- [WRITTEN REQUEST] Starting at the first line of the data, print each line verbatim up to and including the line bearing "0.2, 0.25, 0.5];", omitting pictures.

________________________________________

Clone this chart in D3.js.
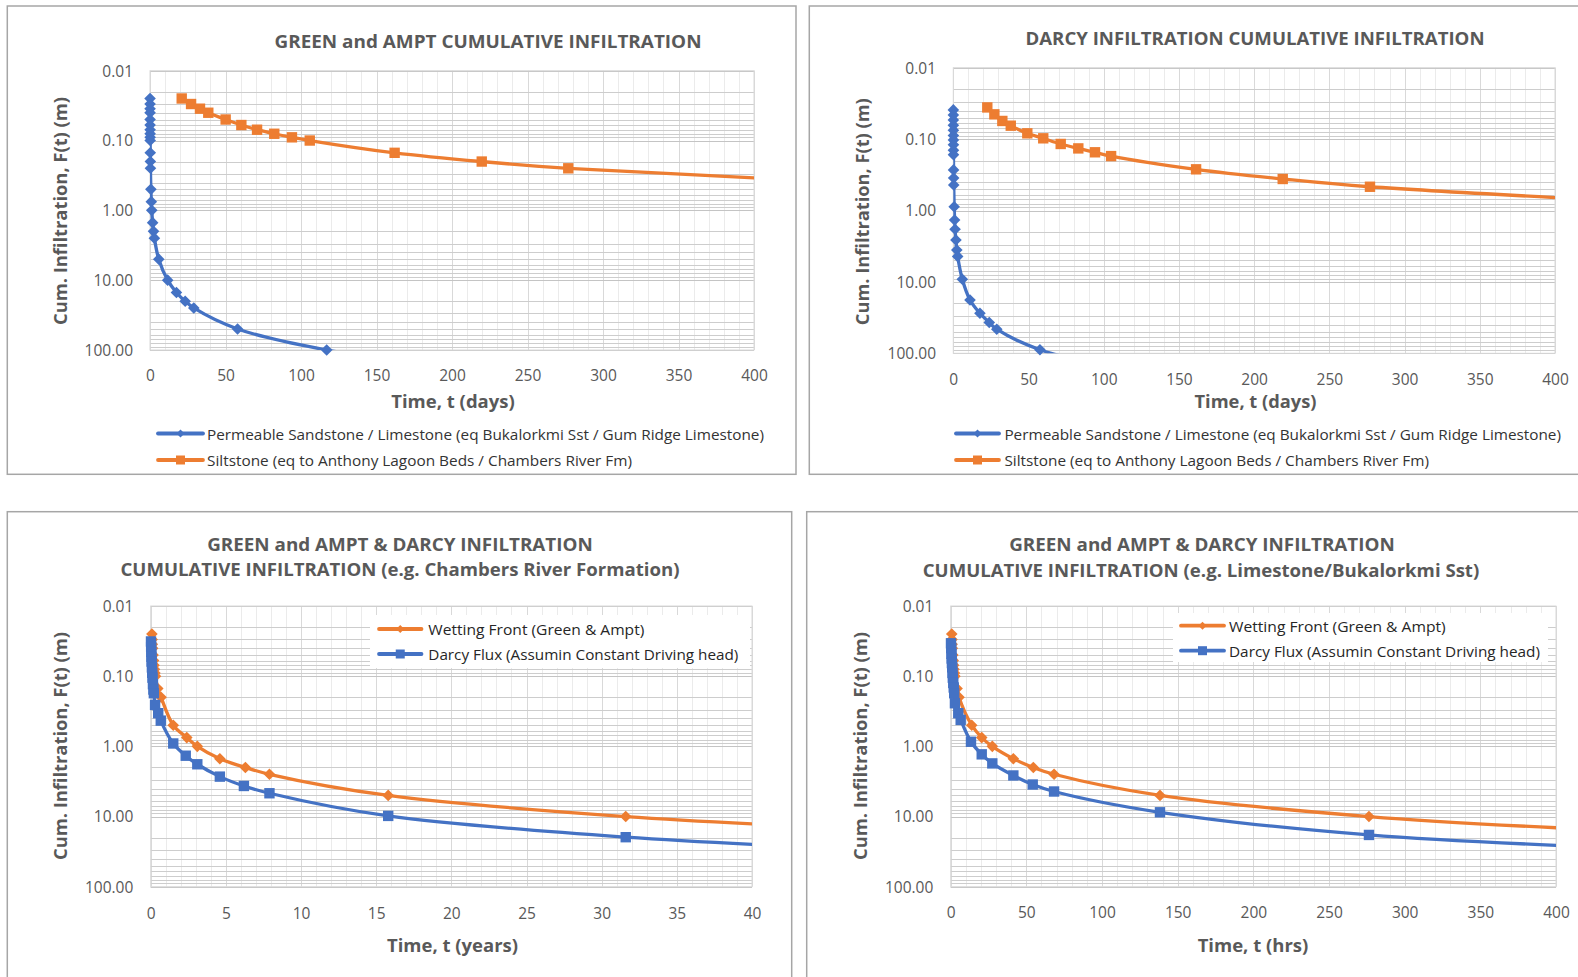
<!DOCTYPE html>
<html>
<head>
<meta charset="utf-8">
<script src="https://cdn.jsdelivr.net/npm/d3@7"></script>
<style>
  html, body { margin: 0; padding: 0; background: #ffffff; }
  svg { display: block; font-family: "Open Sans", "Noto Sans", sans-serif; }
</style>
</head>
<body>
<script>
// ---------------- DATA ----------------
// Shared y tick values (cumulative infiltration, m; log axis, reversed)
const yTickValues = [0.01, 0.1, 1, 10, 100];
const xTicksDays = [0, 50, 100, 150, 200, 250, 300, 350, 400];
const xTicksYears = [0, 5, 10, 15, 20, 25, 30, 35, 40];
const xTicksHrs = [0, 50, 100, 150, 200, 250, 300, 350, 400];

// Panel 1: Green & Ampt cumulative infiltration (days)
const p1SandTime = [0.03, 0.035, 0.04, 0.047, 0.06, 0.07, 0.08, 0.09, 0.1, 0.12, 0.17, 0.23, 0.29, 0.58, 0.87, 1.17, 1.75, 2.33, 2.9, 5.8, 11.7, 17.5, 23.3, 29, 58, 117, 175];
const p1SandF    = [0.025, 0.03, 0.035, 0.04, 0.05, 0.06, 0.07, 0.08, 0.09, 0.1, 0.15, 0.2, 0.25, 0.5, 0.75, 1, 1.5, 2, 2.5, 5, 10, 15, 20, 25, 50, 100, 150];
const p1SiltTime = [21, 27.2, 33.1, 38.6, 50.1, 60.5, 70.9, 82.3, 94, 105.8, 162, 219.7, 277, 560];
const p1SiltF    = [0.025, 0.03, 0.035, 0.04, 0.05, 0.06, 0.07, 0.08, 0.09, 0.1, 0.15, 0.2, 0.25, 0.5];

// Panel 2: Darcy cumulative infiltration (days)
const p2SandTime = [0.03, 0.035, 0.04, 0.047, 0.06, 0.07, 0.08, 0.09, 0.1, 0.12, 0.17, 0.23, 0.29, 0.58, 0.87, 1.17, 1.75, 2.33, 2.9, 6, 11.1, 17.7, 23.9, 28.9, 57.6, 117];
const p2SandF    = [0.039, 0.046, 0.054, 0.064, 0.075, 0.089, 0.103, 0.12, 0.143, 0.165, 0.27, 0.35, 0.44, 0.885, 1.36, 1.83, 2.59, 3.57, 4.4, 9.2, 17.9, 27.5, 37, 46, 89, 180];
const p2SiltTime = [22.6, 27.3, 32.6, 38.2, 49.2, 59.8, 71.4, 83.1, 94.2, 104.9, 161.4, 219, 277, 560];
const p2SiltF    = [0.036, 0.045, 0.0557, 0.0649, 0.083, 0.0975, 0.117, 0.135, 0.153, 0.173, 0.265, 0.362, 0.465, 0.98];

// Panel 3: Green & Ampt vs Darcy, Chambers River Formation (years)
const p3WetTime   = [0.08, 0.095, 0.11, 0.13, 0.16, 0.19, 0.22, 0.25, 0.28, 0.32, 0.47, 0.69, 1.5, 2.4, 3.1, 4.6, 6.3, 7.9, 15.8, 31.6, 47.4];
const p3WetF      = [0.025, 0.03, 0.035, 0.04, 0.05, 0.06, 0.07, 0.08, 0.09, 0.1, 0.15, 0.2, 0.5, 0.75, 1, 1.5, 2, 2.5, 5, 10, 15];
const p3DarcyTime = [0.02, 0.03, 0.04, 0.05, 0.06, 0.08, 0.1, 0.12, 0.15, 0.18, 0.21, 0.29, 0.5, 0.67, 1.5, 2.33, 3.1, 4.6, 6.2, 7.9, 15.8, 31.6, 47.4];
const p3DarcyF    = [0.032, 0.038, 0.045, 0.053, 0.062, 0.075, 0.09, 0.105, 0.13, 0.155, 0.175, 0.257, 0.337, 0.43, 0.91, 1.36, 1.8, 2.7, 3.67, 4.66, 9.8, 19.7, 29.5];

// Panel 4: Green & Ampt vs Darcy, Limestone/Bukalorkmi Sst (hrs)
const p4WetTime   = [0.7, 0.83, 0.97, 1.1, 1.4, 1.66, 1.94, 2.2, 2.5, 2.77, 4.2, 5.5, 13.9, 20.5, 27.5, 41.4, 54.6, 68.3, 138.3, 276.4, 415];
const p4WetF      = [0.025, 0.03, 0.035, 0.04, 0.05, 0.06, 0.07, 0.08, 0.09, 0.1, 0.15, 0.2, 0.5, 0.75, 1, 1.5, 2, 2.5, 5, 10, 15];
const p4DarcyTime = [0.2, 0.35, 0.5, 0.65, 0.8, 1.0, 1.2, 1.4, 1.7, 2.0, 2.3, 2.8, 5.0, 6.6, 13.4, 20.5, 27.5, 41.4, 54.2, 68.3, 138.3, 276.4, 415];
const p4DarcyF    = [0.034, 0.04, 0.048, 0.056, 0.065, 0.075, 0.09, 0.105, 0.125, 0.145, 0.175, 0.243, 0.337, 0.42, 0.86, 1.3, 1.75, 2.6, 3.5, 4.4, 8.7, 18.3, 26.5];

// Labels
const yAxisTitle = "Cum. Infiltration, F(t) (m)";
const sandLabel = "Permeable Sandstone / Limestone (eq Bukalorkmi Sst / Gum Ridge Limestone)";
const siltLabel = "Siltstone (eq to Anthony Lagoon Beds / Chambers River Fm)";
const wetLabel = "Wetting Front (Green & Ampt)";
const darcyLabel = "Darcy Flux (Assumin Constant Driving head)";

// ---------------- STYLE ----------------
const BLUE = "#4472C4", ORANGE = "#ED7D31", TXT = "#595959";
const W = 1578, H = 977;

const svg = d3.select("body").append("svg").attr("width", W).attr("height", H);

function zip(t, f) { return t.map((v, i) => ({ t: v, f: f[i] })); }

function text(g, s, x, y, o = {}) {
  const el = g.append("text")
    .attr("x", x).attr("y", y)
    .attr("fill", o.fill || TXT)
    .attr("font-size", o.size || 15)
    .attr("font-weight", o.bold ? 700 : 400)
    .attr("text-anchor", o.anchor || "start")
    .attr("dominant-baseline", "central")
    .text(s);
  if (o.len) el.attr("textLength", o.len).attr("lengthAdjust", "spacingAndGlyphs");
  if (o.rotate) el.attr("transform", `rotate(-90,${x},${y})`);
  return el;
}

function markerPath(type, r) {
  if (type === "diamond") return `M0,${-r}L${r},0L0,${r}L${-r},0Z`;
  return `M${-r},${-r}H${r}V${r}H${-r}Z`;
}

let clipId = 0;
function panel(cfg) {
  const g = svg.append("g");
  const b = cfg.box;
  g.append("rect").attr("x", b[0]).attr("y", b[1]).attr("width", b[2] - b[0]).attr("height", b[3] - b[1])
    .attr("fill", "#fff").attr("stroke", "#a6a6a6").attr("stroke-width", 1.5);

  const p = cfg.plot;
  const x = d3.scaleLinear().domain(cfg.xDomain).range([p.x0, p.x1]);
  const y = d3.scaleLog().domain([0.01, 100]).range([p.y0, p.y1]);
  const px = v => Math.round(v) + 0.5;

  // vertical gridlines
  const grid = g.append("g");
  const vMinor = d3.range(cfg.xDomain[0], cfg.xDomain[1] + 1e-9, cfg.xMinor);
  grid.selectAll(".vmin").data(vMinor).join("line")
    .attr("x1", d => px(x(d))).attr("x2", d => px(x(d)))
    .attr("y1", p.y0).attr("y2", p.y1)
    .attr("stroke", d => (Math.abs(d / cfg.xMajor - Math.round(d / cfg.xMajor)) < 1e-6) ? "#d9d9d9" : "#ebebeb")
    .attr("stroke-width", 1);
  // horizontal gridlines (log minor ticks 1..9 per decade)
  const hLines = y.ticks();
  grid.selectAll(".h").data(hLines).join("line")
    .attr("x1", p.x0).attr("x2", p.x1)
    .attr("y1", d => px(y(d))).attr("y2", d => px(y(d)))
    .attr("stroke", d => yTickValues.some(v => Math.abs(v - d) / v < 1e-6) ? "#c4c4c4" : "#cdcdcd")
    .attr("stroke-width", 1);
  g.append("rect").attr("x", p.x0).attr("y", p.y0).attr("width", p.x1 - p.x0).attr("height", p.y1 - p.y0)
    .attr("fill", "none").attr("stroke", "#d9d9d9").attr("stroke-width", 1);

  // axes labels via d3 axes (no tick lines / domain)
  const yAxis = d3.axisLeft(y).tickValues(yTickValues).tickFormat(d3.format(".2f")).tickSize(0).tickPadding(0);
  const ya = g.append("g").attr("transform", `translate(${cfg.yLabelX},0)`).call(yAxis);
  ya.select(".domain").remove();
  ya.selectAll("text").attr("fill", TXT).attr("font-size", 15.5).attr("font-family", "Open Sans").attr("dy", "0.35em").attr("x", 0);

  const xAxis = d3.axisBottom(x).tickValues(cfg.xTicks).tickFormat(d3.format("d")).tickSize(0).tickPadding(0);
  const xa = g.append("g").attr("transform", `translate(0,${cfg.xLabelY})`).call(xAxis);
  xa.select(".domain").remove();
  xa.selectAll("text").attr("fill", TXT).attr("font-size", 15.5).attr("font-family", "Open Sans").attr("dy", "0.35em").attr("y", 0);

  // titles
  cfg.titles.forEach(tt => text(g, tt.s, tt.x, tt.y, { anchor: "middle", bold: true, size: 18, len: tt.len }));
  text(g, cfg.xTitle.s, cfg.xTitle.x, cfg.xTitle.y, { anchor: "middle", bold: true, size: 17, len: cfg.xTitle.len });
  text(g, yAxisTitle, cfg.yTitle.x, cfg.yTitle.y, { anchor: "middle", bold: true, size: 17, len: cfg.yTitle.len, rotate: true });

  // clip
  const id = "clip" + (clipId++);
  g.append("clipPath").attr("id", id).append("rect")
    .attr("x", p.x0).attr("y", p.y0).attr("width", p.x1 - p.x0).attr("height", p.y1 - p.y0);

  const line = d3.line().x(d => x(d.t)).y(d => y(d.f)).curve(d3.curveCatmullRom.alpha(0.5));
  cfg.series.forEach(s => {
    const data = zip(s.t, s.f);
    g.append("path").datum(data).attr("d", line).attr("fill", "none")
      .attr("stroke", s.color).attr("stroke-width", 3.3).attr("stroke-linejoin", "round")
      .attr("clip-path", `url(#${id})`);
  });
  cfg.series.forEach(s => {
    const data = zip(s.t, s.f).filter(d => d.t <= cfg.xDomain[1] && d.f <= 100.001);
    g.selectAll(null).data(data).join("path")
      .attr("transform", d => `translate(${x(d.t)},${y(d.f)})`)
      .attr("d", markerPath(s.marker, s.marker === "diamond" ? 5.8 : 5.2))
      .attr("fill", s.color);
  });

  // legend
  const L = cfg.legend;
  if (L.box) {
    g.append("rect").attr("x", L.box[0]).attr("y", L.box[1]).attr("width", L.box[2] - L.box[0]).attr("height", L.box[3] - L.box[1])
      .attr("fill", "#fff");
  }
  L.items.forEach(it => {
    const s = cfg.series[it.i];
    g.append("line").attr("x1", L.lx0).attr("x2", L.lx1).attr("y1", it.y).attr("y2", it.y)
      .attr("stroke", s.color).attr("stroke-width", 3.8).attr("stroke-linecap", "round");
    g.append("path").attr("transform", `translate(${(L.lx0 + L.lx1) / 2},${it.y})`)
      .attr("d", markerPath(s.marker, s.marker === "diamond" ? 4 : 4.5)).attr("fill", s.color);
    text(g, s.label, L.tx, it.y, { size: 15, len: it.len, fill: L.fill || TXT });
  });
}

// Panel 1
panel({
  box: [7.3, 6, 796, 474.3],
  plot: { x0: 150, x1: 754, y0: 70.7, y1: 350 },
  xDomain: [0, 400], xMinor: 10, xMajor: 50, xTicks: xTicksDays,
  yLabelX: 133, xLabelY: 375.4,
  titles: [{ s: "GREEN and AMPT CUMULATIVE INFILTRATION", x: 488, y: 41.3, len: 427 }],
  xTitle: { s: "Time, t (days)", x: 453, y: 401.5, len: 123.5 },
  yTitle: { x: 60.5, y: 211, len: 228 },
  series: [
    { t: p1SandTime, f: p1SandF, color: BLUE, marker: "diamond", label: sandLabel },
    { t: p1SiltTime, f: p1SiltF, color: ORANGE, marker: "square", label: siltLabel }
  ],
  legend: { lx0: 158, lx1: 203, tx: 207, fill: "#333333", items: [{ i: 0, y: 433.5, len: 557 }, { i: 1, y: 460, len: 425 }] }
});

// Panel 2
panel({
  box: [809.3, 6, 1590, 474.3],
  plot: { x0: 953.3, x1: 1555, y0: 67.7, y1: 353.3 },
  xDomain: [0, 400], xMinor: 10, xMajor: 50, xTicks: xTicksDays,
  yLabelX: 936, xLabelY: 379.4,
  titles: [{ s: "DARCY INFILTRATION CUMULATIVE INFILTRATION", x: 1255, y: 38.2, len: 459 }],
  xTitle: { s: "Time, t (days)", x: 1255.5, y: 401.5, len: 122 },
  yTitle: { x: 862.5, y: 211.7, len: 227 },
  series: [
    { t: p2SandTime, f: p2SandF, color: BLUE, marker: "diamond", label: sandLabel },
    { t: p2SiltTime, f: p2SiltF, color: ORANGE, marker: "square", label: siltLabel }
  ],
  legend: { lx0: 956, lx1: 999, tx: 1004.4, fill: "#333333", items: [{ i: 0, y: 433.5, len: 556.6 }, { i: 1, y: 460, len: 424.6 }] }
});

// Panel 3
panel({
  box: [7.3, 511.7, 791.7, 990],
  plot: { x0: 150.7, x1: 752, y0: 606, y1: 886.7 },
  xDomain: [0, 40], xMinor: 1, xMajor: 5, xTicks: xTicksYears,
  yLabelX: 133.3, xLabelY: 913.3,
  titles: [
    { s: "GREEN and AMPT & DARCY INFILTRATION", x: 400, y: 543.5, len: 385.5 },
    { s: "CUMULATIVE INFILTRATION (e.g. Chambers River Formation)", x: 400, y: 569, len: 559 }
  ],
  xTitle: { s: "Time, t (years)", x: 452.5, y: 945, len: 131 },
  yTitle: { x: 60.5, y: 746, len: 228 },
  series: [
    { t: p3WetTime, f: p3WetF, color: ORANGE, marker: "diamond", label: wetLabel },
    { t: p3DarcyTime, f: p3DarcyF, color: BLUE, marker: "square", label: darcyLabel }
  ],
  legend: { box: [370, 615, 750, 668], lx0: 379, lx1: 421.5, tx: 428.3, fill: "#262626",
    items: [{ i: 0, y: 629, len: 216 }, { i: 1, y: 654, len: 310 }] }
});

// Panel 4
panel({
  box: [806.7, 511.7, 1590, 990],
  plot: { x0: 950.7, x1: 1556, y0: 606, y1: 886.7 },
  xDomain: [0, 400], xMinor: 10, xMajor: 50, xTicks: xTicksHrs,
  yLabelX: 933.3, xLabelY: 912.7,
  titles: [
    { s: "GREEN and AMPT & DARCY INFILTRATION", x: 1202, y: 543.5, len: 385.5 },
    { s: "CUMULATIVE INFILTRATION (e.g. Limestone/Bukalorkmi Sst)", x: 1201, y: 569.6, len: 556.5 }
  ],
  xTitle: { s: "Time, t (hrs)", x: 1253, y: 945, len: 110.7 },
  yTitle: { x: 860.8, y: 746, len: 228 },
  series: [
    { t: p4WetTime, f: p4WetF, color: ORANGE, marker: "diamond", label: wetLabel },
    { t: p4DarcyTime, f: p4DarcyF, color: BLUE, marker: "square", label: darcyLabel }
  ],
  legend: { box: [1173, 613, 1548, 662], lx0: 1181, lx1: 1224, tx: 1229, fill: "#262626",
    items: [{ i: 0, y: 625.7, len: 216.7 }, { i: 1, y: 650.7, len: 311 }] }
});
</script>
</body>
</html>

________________________________________

- [FINAL ANSWER]
Clone this chart in D3.js.
<!DOCTYPE html>
<html>
<head>
<meta charset="utf-8">
<script src="https://cdn.jsdelivr.net/npm/d3@7"></script>
<style>
  html, body { margin: 0; padding: 0; background: #ffffff; }
  svg { display: block; font-family: "Open Sans", "Noto Sans", sans-serif; }
</style>
</head>
<body>
<script>
// ---------------- DATA ----------------
// Shared y tick values (cumulative infiltration, m; log axis, reversed)
const yTickValues = [0.01, 0.1, 1, 10, 100];
const xTicksDays = [0, 50, 100, 150, 200, 250, 300, 350, 400];
const xTicksYears = [0, 5, 10, 15, 20, 25, 30, 35, 40];
const xTicksHrs = [0, 50, 100, 150, 200, 250, 300, 350, 400];

// Panel 1: Green & Ampt cumulative infiltration (days)
const p1SandTime = [0.03, 0.035, 0.04, 0.047, 0.06, 0.07, 0.08, 0.09, 0.1, 0.12, 0.17, 0.23, 0.29, 0.58, 0.87, 1.17, 1.75, 2.33, 2.9, 5.8, 11.7, 17.5, 23.3, 29, 58, 117, 175];
const p1SandF    = [0.025, 0.03, 0.035, 0.04, 0.05, 0.06, 0.07, 0.08, 0.09, 0.1, 0.15, 0.2, 0.25, 0.5, 0.75, 1, 1.5, 2, 2.5, 5, 10, 15, 20, 25, 50, 100, 150];
const p1SiltTime = [21, 27.2, 33.1, 38.6, 50.1, 60.5, 70.9, 82.3, 94, 105.8, 162, 219.7, 277, 560];
const p1SiltF    = [0.025, 0.03, 0.035, 0.04, 0.05, 0.06, 0.07, 0.08, 0.09, 0.1, 0.15, 0.2, 0.25, 0.5];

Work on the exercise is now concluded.